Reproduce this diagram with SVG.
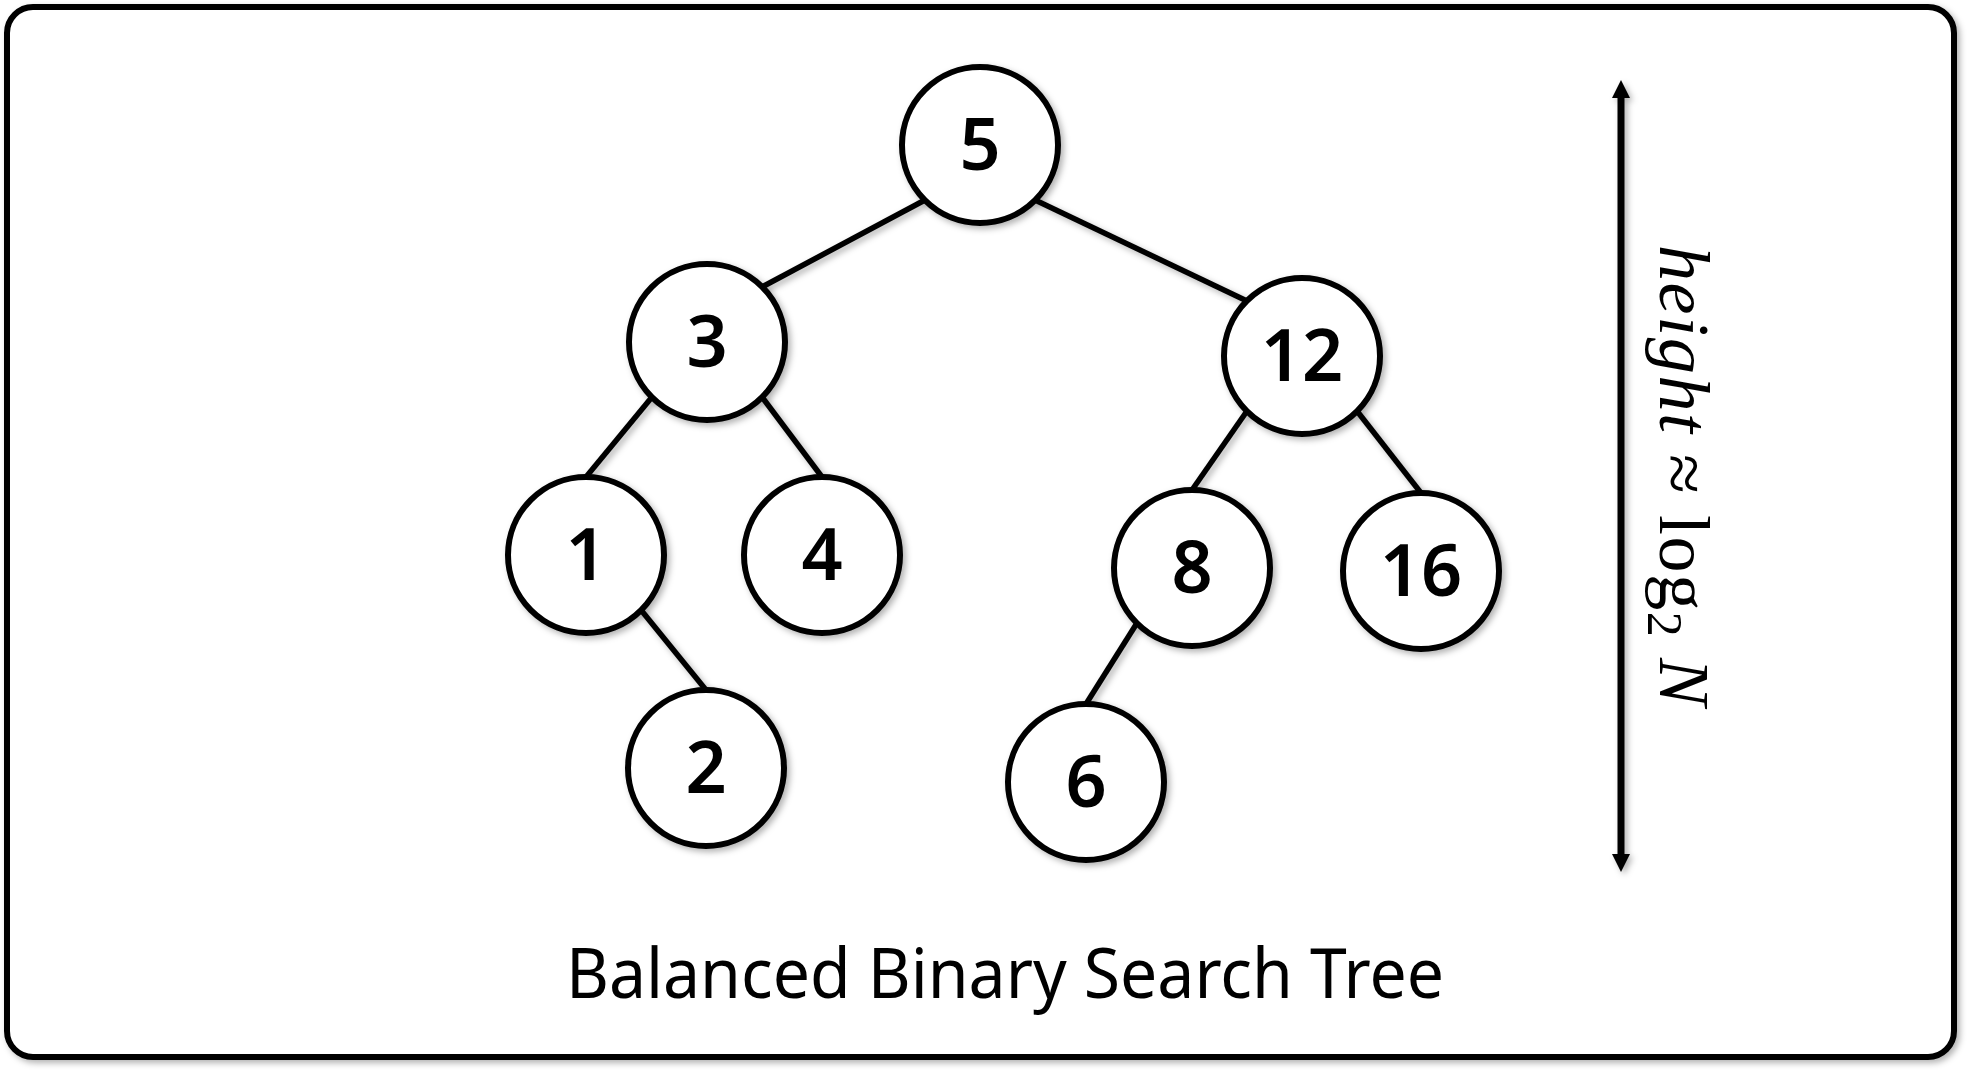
<svg xmlns="http://www.w3.org/2000/svg" width="1969" height="1074" viewBox="0 0 1969 1074">
<defs>
<filter id="sh" x="-20%" y="-20%" width="140%" height="140%">
<feDropShadow dx="3" dy="3" stdDeviation="3" flood-color="#000" flood-opacity="0.3"/>
</filter>
<filter id="shu" filterUnits="userSpaceOnUse" x="1590" y="60" width="80" height="840">
<feDropShadow dx="3" dy="3" stdDeviation="3" flood-color="#000" flood-opacity="0.3"/>
</filter>
<marker id="ah" viewBox="0 0 18 18" refX="2" refY="9" markerWidth="18" markerHeight="18" markerUnits="userSpaceOnUse" orient="auto-start-reverse">
<path d="M0,0 L18,9 L0,18 Z" fill="#000"/>
</marker>
<style>
.node circle{fill:#fff;stroke:#000;stroke-width:6;filter:url(#sh)}
.node text{font-family:"Noto Sans","Lato",sans-serif;font-size:72px;font-weight:600;text-anchor:middle;fill:#000}
.edge{stroke:#000;stroke-width:5.5;fill:none}
</style>
</defs>
<rect x="7" y="7" width="1947" height="1050" rx="26" ry="26" fill="#fff" stroke="#000" stroke-width="6" filter="url(#sh)"/>
<g id="connectors" filter="url(#sh)">
<line class="edge" x1="925" y1="200" x2="762" y2="287"/>
<line class="edge" x1="1035" y1="200" x2="1247" y2="301"/>
<line class="edge" x1="652" y1="397" x2="586" y2="477"/>
<line class="edge" x1="762" y1="397" x2="822" y2="477"/>
<line class="edge" x1="641" y1="610" x2="706" y2="690"/>
<line class="edge" x1="1247" y1="411" x2="1192" y2="490"/>
<line class="edge" x1="1357" y1="411" x2="1421" y2="493"/>
<line class="edge" x1="1137" y1="623" x2="1086" y2="704"/>
</g>
<g id="n5" class="node"><circle cx="980" cy="145" r="78"/><text x="980" y="170">5</text></g>
<g id="n3" class="node"><circle cx="707" cy="342" r="78"/><text x="707" y="367">3</text></g>
<g id="n12" class="node"><circle cx="1302" cy="356" r="78"/><text x="1302" y="381">12</text></g>
<g id="n1" class="node"><circle cx="586" cy="555" r="78"/><text x="586" y="580">1</text></g>
<g id="n4" class="node"><circle cx="822" cy="555" r="78"/><text x="822" y="580">4</text></g>
<g id="n8" class="node"><circle cx="1192" cy="568" r="78"/><text x="1192" y="593">8</text></g>
<g id="n16" class="node"><circle cx="1421" cy="571" r="78"/><text x="1421" y="596">16</text></g>
<g id="n2" class="node"><circle cx="706" cy="768" r="78"/><text x="706" y="793">2</text></g>
<g id="n6" class="node"><circle cx="1086" cy="782" r="78"/><text x="1086" y="807">6</text></g>
<g id="height-arrow">
<line x1="1621" y1="96" x2="1621" y2="856" stroke="#000" stroke-width="7" marker-start="url(#ah)" marker-end="url(#ah)" filter="url(#shu)"/>
<text transform="translate(1660,476) rotate(90)" x="-231" y="0" textLength="461" font-family="Liberation Serif, serif" font-size="72" fill="#000"><tspan font-style="italic">height</tspan> ≈ log<tspan font-size="50" dy="12">2</tspan><tspan dy="-12" font-style="italic"> N</tspan></text>
</g>
<text id="title" x="1005" y="998" font-family="Noto Sans, Lato, sans-serif" font-size="70" text-anchor="middle" textLength="878" lengthAdjust="spacingAndGlyphs" fill="#000">Balanced Binary Search Tree</text>
</svg>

━━━

**YOUR OBJECTIVE**
Print the listing above in full, exactly as written. Omit any pictures.

**FINISHED TASK**
Reproduce this diagram with SVG.
<svg xmlns="http://www.w3.org/2000/svg" width="1969" height="1074" viewBox="0 0 1969 1074">
<defs>
<filter id="sh" x="-20%" y="-20%" width="140%" height="140%">
<feDropShadow dx="3" dy="3" stdDeviation="3" flood-color="#000" flood-opacity="0.3"/>
</filter>
<filter id="shu" filterUnits="userSpaceOnUse" x="1590" y="60" width="80" height="840">
<feDropShadow dx="3" dy="3" stdDeviation="3" flood-color="#000" flood-opacity="0.3"/>
</filter>
<marker id="ah" viewBox="0 0 18 18" refX="2" refY="9" markerWidth="18" markerHeight="18" markerUnits="userSpaceOnUse" orient="auto-start-reverse">
<path d="M0,0 L18,9 L0,18 Z" fill="#000"/>
</marker>
<style>
.node circle{fill:#fff;stroke:#000;stroke-width:6;filter:url(#sh)}
.node text{font-family:"Noto Sans","Lato",sans-serif;font-size:72px;font-weight:600;text-anchor:middle;fill:#000}
.edge{stroke:#000;stroke-width:5.5;fill:none}
</style>
</defs>
<rect x="7" y="7" width="1947" height="1050" rx="26" ry="26" fill="#fff" stroke="#000" stroke-width="6" filter="url(#sh)"/>
<g id="connectors" filter="url(#sh)">
<line class="edge" x1="925" y1="200" x2="762" y2="287"/>
<line class="edge" x1="1035" y1="200" x2="1247" y2="301"/>
<line class="edge" x1="652" y1="397" x2="586" y2="477"/>
<line class="edge" x1="762" y1="397" x2="822" y2="477"/>
<line class="edge" x1="641" y1="610" x2="706" y2="690"/>
<line class="edge" x1="1247" y1="411" x2="1192" y2="490"/>
<line class="edge" x1="1357" y1="411" x2="1421" y2="493"/>
<line class="edge" x1="1137" y1="623" x2="1086" y2="704"/>
</g>
<g id="n5" class="node"><circle cx="980" cy="145" r="78"/><text x="980" y="170">5</text></g>
<g id="n3" class="node"><circle cx="707" cy="342" r="78"/><text x="707" y="367">3</text></g>
<g id="n12" class="node"><circle cx="1302" cy="356" r="78"/><text x="1302" y="381">12</text></g>
<g id="n1" class="node"><circle cx="586" cy="555" r="78"/><text x="586" y="580">1</text></g>
<g id="n4" class="node"><circle cx="822" cy="555" r="78"/><text x="822" y="580">4</text></g>
<g id="n8" class="node"><circle cx="1192" cy="568" r="78"/><text x="1192" y="593">8</text></g>
<g id="n16" class="node"><circle cx="1421" cy="571" r="78"/><text x="1421" y="596">16</text></g>
<g id="n2" class="node"><circle cx="706" cy="768" r="78"/><text x="706" y="793">2</text></g>
<g id="n6" class="node"><circle cx="1086" cy="782" r="78"/><text x="1086" y="807">6</text></g>
<g id="height-arrow">
<line x1="1621" y1="96" x2="1621" y2="856" stroke="#000" stroke-width="7" marker-start="url(#ah)" marker-end="url(#ah)" filter="url(#shu)"/>
<text transform="translate(1660,476) rotate(90)" x="-231" y="0" textLength="461" font-family="Liberation Serif, serif" font-size="72" fill="#000"><tspan font-style="italic">height</tspan> ≈ log<tspan font-size="50" dy="12">2</tspan><tspan dy="-12" font-style="italic"> N</tspan></text>
</g>
<text id="title" x="1005" y="998" font-family="Noto Sans, Lato, sans-serif" font-size="70" text-anchor="middle" textLength="878" lengthAdjust="spacingAndGlyphs" fill="#000">Balanced Binary Search Tree</text>
</svg>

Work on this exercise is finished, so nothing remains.